My boy puts in work for an ITX build. Hail Noctua.
HOWEVER - a caveat is that it is a little large for an ITX build (At least on the Asrock Z390 Phantom Gaming) because the front-mounted fan slightly touches my RAM - which makes me sad, but ultimately not worth sacrificing its performance over.
but ultimately I blame my ignorance by neglecting the fact that I already had heatsinks bigger than texas on my RAM
very colorful boyz with bigger heatsinks than I'm proud of buying
I don't even bother using other drives apart from my external backups tbqh. This thing is stupid and anything I want/don't need can be added/removed in almost an instant.

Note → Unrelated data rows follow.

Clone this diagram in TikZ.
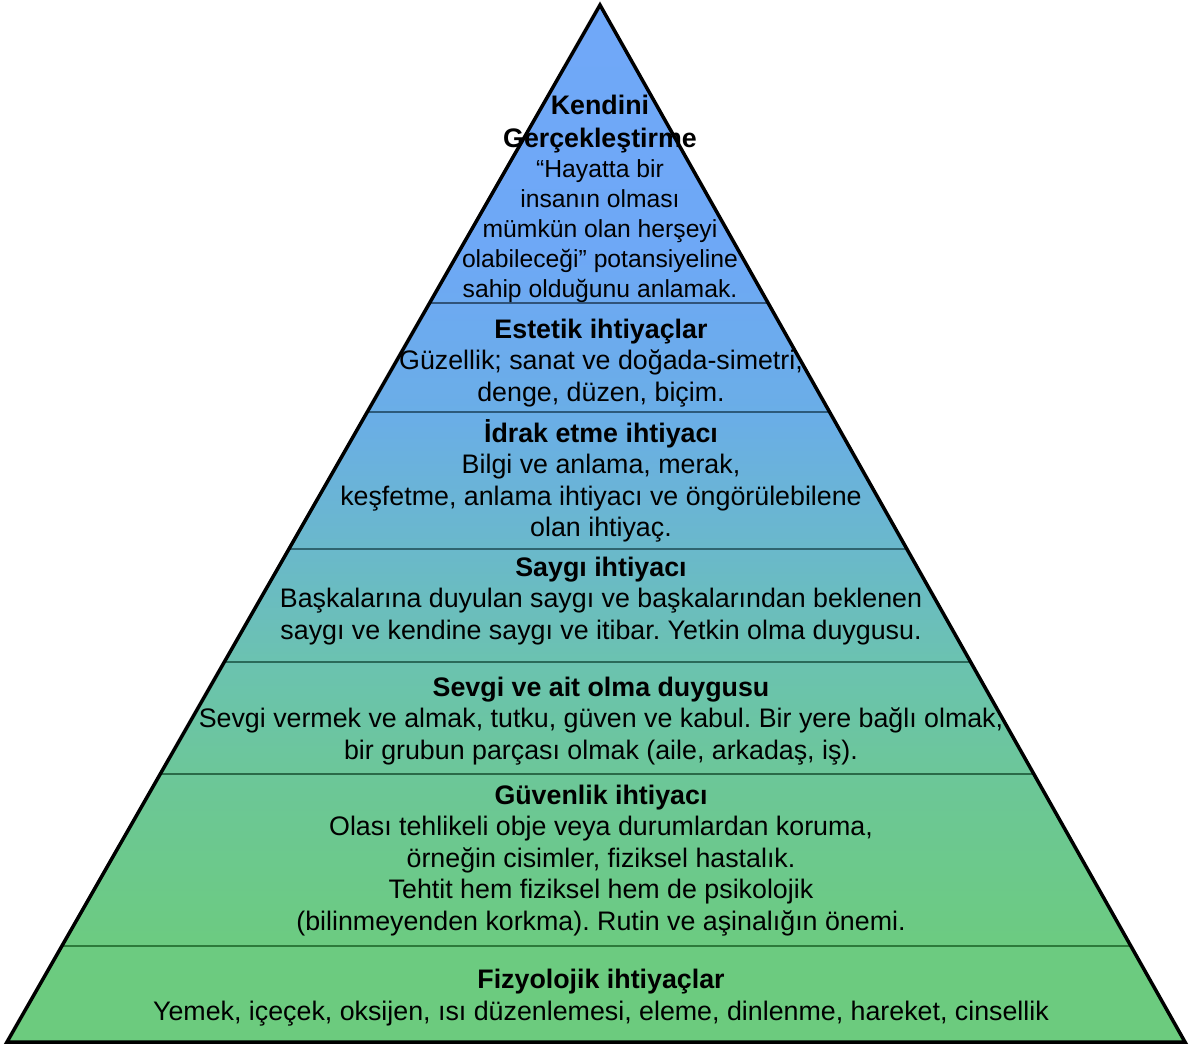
\documentclass[tikz,border=0pt]{standalone}
\usepackage{fontspec}
\setmainfont{Liberation Sans}
\usetikzlibrary{calc}
\frenchspacing
\definecolor{s1}{RGB}{108,203,126}
\definecolor{s2}{RGB}{108,203,128}
\definecolor{s3}{RGB}{108,199,150}
\definecolor{s4}{RGB}{107,195,174}
\definecolor{s5}{RGB}{106,184,204}
\definecolor{s6}{RGB}{106,174,230}
\definecolor{s7}{RGB}{110,168,246}
\definecolor{s8}{RGB}{112,168,248}
\definecolor{d1}{RGB}{48,83,122}
\definecolor{d2}{RGB}{44,90,122}
\definecolor{d3}{RGB}{47,100,112}
\definecolor{d4}{RGB}{42,106,90}
\definecolor{d5}{RGB}{42,106,72}
\definecolor{d6}{RGB}{45,122,58}
\pgfdeclareverticalshading{pyrshade}{100bp}{color(0bp)=(s1); color(25bp)=(s1); color(29.4bp)=(s2); color(37.15bp)=(s3); color(42.9bp)=(s4); color(49bp)=(s5); color(55bp)=(s6); color(63.2bp)=(s7); color(75bp)=(s8); color(100bp)=(s8)}
\tikzset{
  bandtext/.style={align=center, inner sep=0pt, text=black, font=\fontsize{26.8}{31.5}\selectfont},
  toptext/.style={align=center, inner sep=0pt, text=black, font=\fontsize{24.7}{30}\selectfont},
  divider/.style={line width=2pt},
  outline/.style={line width=3.5pt, draw=black, line join=miter}
}
\newcommand{\bigtitle}[1]{{\fontsize{26.8}{30}\selectfont\bfseries #1}}
\begin{document}
\begin{tikzpicture}[x=1pt,y=-1pt]
\useasboundingbox (0,0) rectangle (1189,1046);
\coordinate (A) at (600,5);
\coordinate (L) at (7,1042);
\coordinate (R) at (1185,1042);
\shade[shading=pyrshade] (A) -- (L) -- (R) -- cycle;
% dividers
\foreach \yy/\cc [count=\i] in {303/d1,412/d2,549/d3,662/d4,774/d5,946/d6}{
  \pgfmathsetmacro{\tt}{(\yy-5)/1037}
  \coordinate (dl\i) at ($(A)!\tt!(L)$);
  \coordinate (dr\i) at ($(A)!\tt!(R)$);
  \draw[divider, draw=\cc] (dl\i) -- (dr\i);
}
\draw[outline] (A) -- (L) -- (R) -- cycle;
% texts
\node[toptext, anchor=north] (b1) at (600,95) {\bigtitle{Kendini}\\[3pt]\bigtitle{Gerçekleştirme}\\“Hayatta bir\\insanın olması\\mümkün olan herşeyi\\olabileceği” potansiyeline\\sahip olduğunu anlamak.};
\node[bandtext] (b2) at (601,363) {\textbf{Estetik ihtiyaçlar}\\Güzellik; sanat ve doğada-simetri,\\denge, düzen, biçim.};
\node[bandtext] (b3) at (601,481) {\textbf{İdrak etme ihtiyacı}\\Bilgi ve anlama, merak,\\keşfetme, anlama ihtiyacı ve öngörülebilene\\olan ihtiyaç.};
\node[bandtext] (b4) at (601,601) {\textbf{Saygı ihtiyacı}\\Başkalarına duyulan saygı ve başkalarından beklenen\\saygı ve kendine saygı ve itibar. Yetkin olma duygusu.};
\node[bandtext] (b5) at (601,721) {\textbf{Sevgi ve ait olma duygusu}\\Sevgi vermek ve almak, tutku, güven ve kabul. Bir yere bağlı olmak,\\bir grubun parçası olmak (aile, arkadaş, iş).};
\node[bandtext] (b6) at (601,860.5) {\textbf{Güvenlik ihtiyacı}\\Olası tehlikeli obje veya durumlardan koruma,\\örneğin cisimler, fiziksel hastalık.\\Tehtit hem fiziksel hem de psikolojik\\(bilinmeyenden korkma). Rutin ve aşinalığın önemi.};
\node[bandtext] (b7) at (601,997.5) {\textbf{Fizyolojik ihtiyaçlar}\\Yemek, içeçek, oksijen, ısı düzenlemesi, eleme, dinlenme, hareket, cinsellik};
\end{tikzpicture}
\end{document}
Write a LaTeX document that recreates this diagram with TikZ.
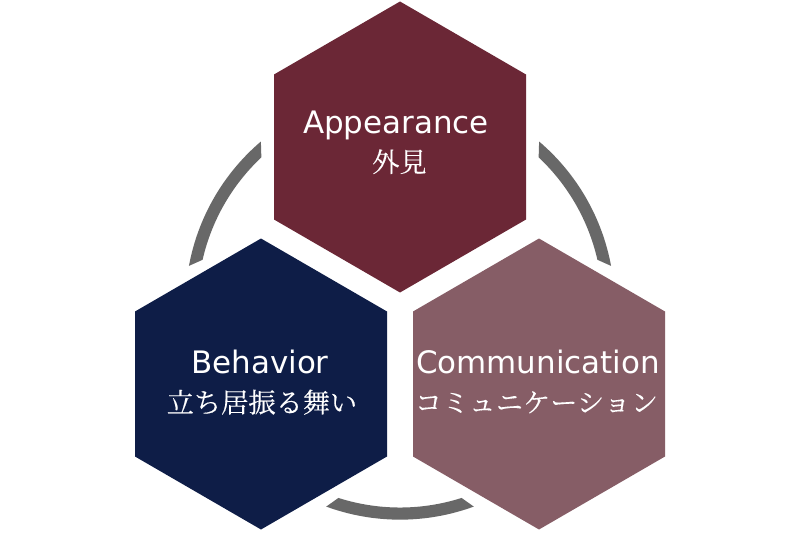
\documentclass[tikz,border=0pt]{standalone}
\usepackage{fontspec}
\usetikzlibrary{calc}
\setmainfont{DejaVu Sans}
\newfontfamily\jp[FakeBold=0.3]{Noto Serif CJK JP}
\tikzset{
  x=0.75pt,y=0.75pt,
  hexa/.style={draw=none},
  ring/.style={fill=ringgray,draw=none},
  en/.style={text=white,inner sep=0pt,font=\fontsize{23.2}{26}\selectfont,anchor=base},
  ja/.style={text=white,inner sep=0pt,font=\jp\fontsize{20.4}{22}\selectfont,anchor=base},
}
\definecolor{ringgray}{HTML}{686868}
\definecolor{cappear}{HTML}{6B2736}
\definecolor{cbehav}{HTML}{0E1D47}
\definecolor{ccomm}{HTML}{865D66}
\newcommand{\hexshape}[3]{\fill[#3,hexa] (#1,#2+145.5) -- (#1+126,#2+72.5) -- (#1+126,#2-72.5) -- (#1,#2-145.5) -- (#1-126,#2-72.5) -- (#1-126,#2+72.5) -- cycle;}
\begin{document}
\begin{tikzpicture}
\useasboundingbox (0,0) rectangle (800,533);
\fill[white] (0,0) rectangle (800,533);
\coordinate (ctr) at (400,228);
% ring segments
\fill[ring] ($(ctr)+(130.4:161pt)$) arc[start angle=130.4,end angle=169.5,radius=161pt] -- ($(ctr)+(167.1:151.9pt)$) arc[start angle=167.1,end angle=133.2,radius=151.9pt] -- cycle;
\fill[ring] ($(ctr)+(49.6:161pt)$) arc[start angle=49.6,end angle=10.5,radius=161pt] -- ($(ctr)+(12.9:151.9pt)$) arc[start angle=12.9,end angle=46.8,radius=151.9pt] -- cycle;
\fill[ring] ($(ctr)+(249.9:161pt)$) arc[start angle=249.9,end angle=290.1,radius=161pt] -- ($(ctr)+(287.7:151.9pt)$) arc[start angle=287.7,end angle=252.3,radius=151.9pt] -- cycle;
% hexagons
\hexshape{400}{386}{cappear}
\hexshape{261}{149}{cbehav}
\hexshape{539}{149}{ccomm}
% labels
\node[en] (a1) at (396,399) {Appearance};
\node[ja] (a2) at (399.5,361) {外見};
\node[en] (b1) at (260,160) {Behavior};
\node[ja] (b2) at (262,120.5) {立ち居振る舞い};
\node[en] (c1) at (538,159.5) {Communication};
\node[ja] (c2) at (536.5,120.5) {コミュニケーション};
\end{tikzpicture}
\end{document}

My old Core v1 looked like a kid's computer - let's be real. However, I was uncomfortable with making compromises regarding the limitations inherent in the cases I wanted - such as limiting myself to an SFX PSU, discrete GPU, and cooler Therefore I took the conservative route and got a more mature, understated yet quality upgrade from the Core v1.
Those drive bays are legendarily bad tho, and this design would benefit from a vertical exhaust rather than its easily scratch-able, perceptibly cheap plastic window. However - keeping the "wind tunnel" does result in lower temps than placing an additional side panel on top, so I'd prefer a fan mount to aid the rear exhaust.
I'm not even sweating the fact that it's only 60hz on an extremely crisp, affordable 4k monitor.